#### [Task requirements]
Please reproduce the lines of the records below from the one holding "Output the web" through the one holding "const seriesData = [maxEU, minEU, eu26, ea12, us];", inclusive, skipping all pictures.

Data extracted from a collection
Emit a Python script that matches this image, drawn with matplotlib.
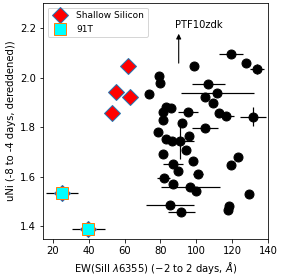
import matplotlib as mpl
mpl.use('Agg')
import matplotlib.pyplot as plt
import numpy as np

# normal SNe Ia: EW(SiII 6355) vs uNi
ew = np.array([119.4, 127.8, 133.7, 98.7, 79.1, 80.0, 73.7, 106.8, 111.7, 104.9,
               109.1, 83.3, 85.7, 81.6, 95.3, 112.7, 116.8, 131.4, 81.6, 92.0,
               104.9, 78.5, 83.3, 86.6, 91.0, 95.7, 94.3, 81.6, 98.1, 86.8,
               89.8, 123.2, 119.4, 100.9, 81.8, 87.3, 96.7, 99.8, 129.6, 85.6,
               91.7, 118.1, 117.7])
uni = np.array([2.095, 2.058, 2.035, 2.049, 2.007, 1.979, 1.936, 1.975, 1.938, 1.920,
                1.898, 1.881, 1.879, 1.863, 1.861, 1.858, 1.845, 1.842, 1.827, 1.815,
                1.795, 1.780, 1.751, 1.746, 1.744, 1.764, 1.707, 1.691, 1.665, 1.651,
                1.624, 1.681, 1.647, 1.610, 1.593, 1.568, 1.559, 1.543, 1.528, 1.485,
                1.456, 1.479, 1.464])
ew_err = np.array([6.5, 0, 4.0, 0, 0, 0, 0, 9.1, 20.4, 0,
                   0, 0, 0, 0, 5.5, 0, 4.0, 7.2, 0, 0,
                   7.4, 0, 0, 0, 8.0, 0, 0, 0, 0, 5.6,
                   0, 0, 0, 3.0, 3.5, 0, 16.4, 0, 0, 13.4,
                   7.4, 0, 0])
uni_err = np.zeros(len(uni))
uni_err[2] = 0.02
uni_err[17] = 0.038
uni_err[24] = 0.074

# shallow silicon (incl. 91T)
ss_ew = [52.8, 55.2, 62.0, 63.3, 25.3, 39.8]
ss_uni = [1.856, 1.943, 2.047, 1.921, 1.532, 1.386]

# 91T
t91_ew = [25.3, 39.8]
t91_uni = [1.532, 1.386]
t91_err = [8.8, 9.3]

fig = plt.figure(figsize=(287 / 72., 280 / 72.), dpi=72)
ax = fig.add_subplot(111)
fig.subplots_adjust(left=0.150, right=0.934, top=0.989, bottom=0.146)

ax.errorbar(ew, uni, xerr=ew_err, yerr=uni_err, fmt='o', color='k', ms=9,
            elinewidth=1.2, capsize=0, zorder=2)
ax.errorbar(t91_ew, t91_uni, xerr=t91_err, fmt='none', ecolor='k',
            elinewidth=1.2, capsize=0, zorder=2)
ax.plot(ss_ew, ss_uni, 'D', ms=12, mfc='r', mec='#1f77b4', mew=1,
        ls='none', label='Shallow Silicon', zorder=3)
ax.plot(t91_ew, t91_uni, 's', ms=12, mfc='cyan', mec='#ff7f0e', mew=1,
        ls='none', label='91T', zorder=4)

# PTF10zdk is off the top of the plot
ax.annotate('', xy=(90.2, 2.186), xytext=(90.2, 2.051),
            arrowprops=dict(arrowstyle='-|>', color='k', lw=1.1, mutation_scale=10))
ax.text(87.9, 2.213, 'PTF10zdk', fontsize=10, va='center', ha='left')

ax.set_xlim(14.6, 140)
ax.set_ylim(1.347, 2.302)
ax.set_xticks([20, 40, 60, 80, 100, 120, 140])
ax.set_yticks([1.4, 1.6, 1.8, 2.0, 2.2])
ax.set_xlabel(r'EW(SiII $\lambda$6355) ($-$2 to 2 days, $\AA$)')
ax.set_ylabel('uNi (-8 to -4 days, dereddened))')
ax.legend(loc='upper left', numpoints=1, fontsize=9)

plt.savefig('out.png', dpi=72)
plt.close()
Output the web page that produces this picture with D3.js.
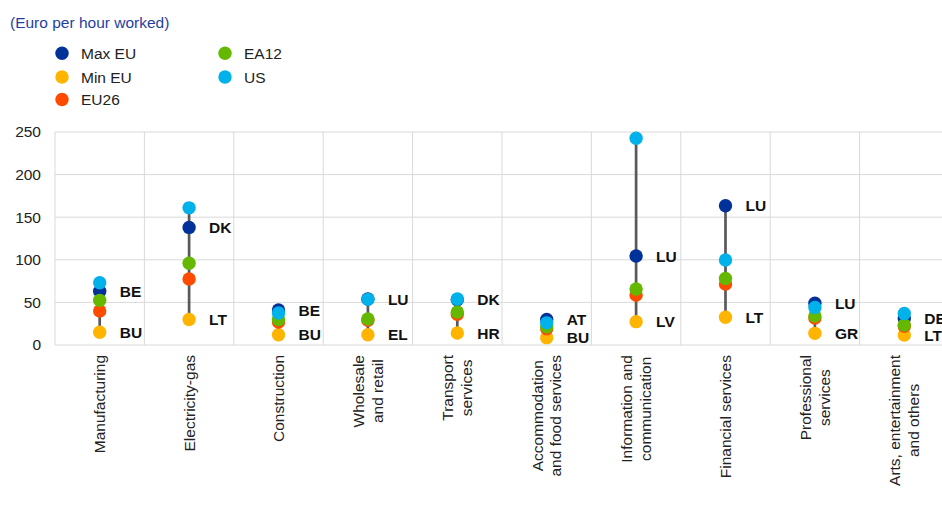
<!DOCTYPE html>
<html><head><meta charset="utf-8">
<script src="https://cdn.jsdelivr.net/npm/d3@7"></script>
<style>body{margin:0;background:#fff}svg{display:block;font-family:Arial,"Liberation Sans",sans-serif}</style>
</head><body><svg id="c" width="942" height="506"></svg>
<script>
const categories = ["Manufacturing","Electricity-gas","Construction","Wholesale\nand retail","Transport\nservices","Accommodation\nand food services","Information and\ncommunication","Financial services","Professional\nservices","Arts, entertainment\nand others"];
const maxEU = [63, 138, 41, 54, 53, 30, 104.5, 163.5, 49, 31];
const minEU = [15, 30, 12, 12, 14, 8.6, 27.4, 32.5, 13.7, 11.7];
const eu26  = [40, 77.5, 27, 29, 36, 19, 58.7, 71.6, 31.7, 22];
const ea12  = [52.4, 96, 30, 30.5, 38.7, 21.5, 65.7, 78, 34, 23.5];
const us    = [73, 161, 37.5, 53.6, 54, 26, 242.6, 99.8, 44, 37];
const maxCode = ["BE","DK","BE","LU","DK","AT","LU","LU","LU","DE"];
const minCode = ["BU","LT","BU","EL","HR","BU","LV","LT","GR","LT"];
const yTicks = [0, 50, 100, 150, 200, 250];
const seriesNames = ["Max EU","Min EU","EU26","EA12","US"];
const seriesColors = ["#003299","#FFB400","#FF4B00","#65B800","#00B1EA"];
const seriesData = [maxEU, minEU, eu26, ea12, us];

const svg = d3.select("#c");
const fs = 15.5;
const x = d3.scaleBand().domain(d3.range(categories.length)).range([55, 949]).padding(0);
const y = d3.scaleLinear().domain([0, 250]).range([345, 132]);

// title
svg.append("text").attr("x", 10).attr("y", 28).attr("font-size", fs).attr("fill", "#1f3f9f").text("(Euro per hour worked)");

// legend
const legendPos = [[62,53.3],[62,77],[62,99.5],[225,53.3],[225,77]];
seriesNames.forEach((n,i)=>{
  const [lx,ly] = legendPos[i];
  svg.append("circle").attr("cx", lx).attr("cy", ly).attr("r", 6.7).attr("fill", seriesColors[i]);
  svg.append("text").attr("x", lx+19).attr("y", ly).attr("dy","0.36em").attr("font-size", fs).attr("fill","#222").text(n);
});

// grid
const grid = svg.append("g").attr("stroke", "#d9d9d9").attr("stroke-width", 1);
yTicks.forEach(t=>{
  grid.append("line").attr("x1", 55).attr("x2", 949).attr("y1", y(t)).attr("y2", y(t));
});
d3.range(categories.length + 1).forEach(i=>{
  const xv = i < categories.length ? x(i) : x(categories.length-1) + x.bandwidth();
  grid.append("line").attr("x1", xv).attr("x2", xv).attr("y1", y(250)).attr("y2", y(0));
});

// y axis
const yAxis = d3.axisLeft(y).tickValues(yTicks).tickSize(0).tickPadding(14);
const ya = svg.append("g").attr("transform", "translate(55,0)").call(yAxis);
ya.select(".domain").remove();
ya.selectAll("text").attr("font-size", fs).attr("fill", "#222").attr("font-family", "Arial,'Liberation Sans',sans-serif");

// x labels
categories.forEach((c,i)=>{
  const lines = c.split("\n");
  const cx = x(i) + x.bandwidth()/2;
  const g = svg.append("g");
  const texts = lines.map((l,k)=> g.append("text").attr("font-size", fs).attr("fill","#222").attr("text-anchor","middle").text(l));
  const maxW = d3.max(texts, t=>t.node().getComputedTextLength());
  const lh = 18.5;
  const n = lines.length;
  texts.forEach((t,k)=>{
    const off = (k - (n-1)/2) * lh;
    const px = cx + off + 0.35*fs;
    const py = 355 + maxW/2;
    t.attr("transform", `translate(${px},${py}) rotate(-90)`);
  });
});

// range lines
categories.forEach((c,i)=>{
  const vals = seriesData.map(s=>s[i]);
  const cx = x(i) + x.bandwidth()/2;
  svg.append("line").attr("x1", cx).attr("x2", cx).attr("y1", y(d3.min(vals))).attr("y2", y(d3.max(vals)))
    .attr("stroke", "#595959").attr("stroke-width", 2.7);
});

// dots
seriesData.forEach((s,si)=>{
  svg.append("g").selectAll("circle").data(s).join("circle")
    .attr("cx", (d,i)=> x(i) + x.bandwidth()/2).attr("cy", d=>y(d)).attr("r", 6.7).attr("fill", seriesColors[si]);
});

// country labels
categories.forEach((c,i)=>{
  const cx = x(i) + x.bandwidth()/2;
  svg.append("text").attr("x", cx+20).attr("y", y(maxEU[i])).attr("dy","0.36em").attr("font-size", fs).attr("font-weight","bold").attr("fill","#111").text(maxCode[i]);
  svg.append("text").attr("x", cx+20).attr("y", y(minEU[i])).attr("dy","0.36em").attr("font-size", fs).attr("font-weight","bold").attr("fill","#111").text(minCode[i]);
});
</script></body></html>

#### [Answer in full]
Output the web page that produces this picture with D3.js.
<!DOCTYPE html>
<html><head><meta charset="utf-8">
<script src="https://cdn.jsdelivr.net/npm/d3@7"></script>
<style>body{margin:0;background:#fff}svg{display:block;font-family:Arial,"Liberation Sans",sans-serif}</style>
</head><body><svg id="c" width="942" height="506"></svg>
<script>
const categories = ["Manufacturing","Electricity-gas","Construction","Wholesale\nand retail","Transport\nservices","Accommodation\nand food services","Information and\ncommunication","Financial services","Professional\nservices","Arts, entertainment\nand others"];
const maxEU = [63, 138, 41, 54, 53, 30, 104.5, 163.5, 49, 31];
const minEU = [15, 30, 12, 12, 14, 8.6, 27.4, 32.5, 13.7, 11.7];
const eu26  = [40, 77.5, 27, 29, 36, 19, 58.7, 71.6, 31.7, 22];
const ea12  = [52.4, 96, 30, 30.5, 38.7, 21.5, 65.7, 78, 34, 23.5];
const us    = [73, 161, 37.5, 53.6, 54, 26, 242.6, 99.8, 44, 37];
const maxCode = ["BE","DK","BE","LU","DK","AT","LU","LU","LU","DE"];
const minCode = ["BU","LT","BU","EL","HR","BU","LV","LT","GR","LT"];
const yTicks = [0, 50, 100, 150, 200, 250];
const seriesNames = ["Max EU","Min EU","EU26","EA12","US"];
const seriesColors = ["#003299","#FFB400","#FF4B00","#65B800","#00B1EA"];
const seriesData = [maxEU, minEU, eu26, ea12, us];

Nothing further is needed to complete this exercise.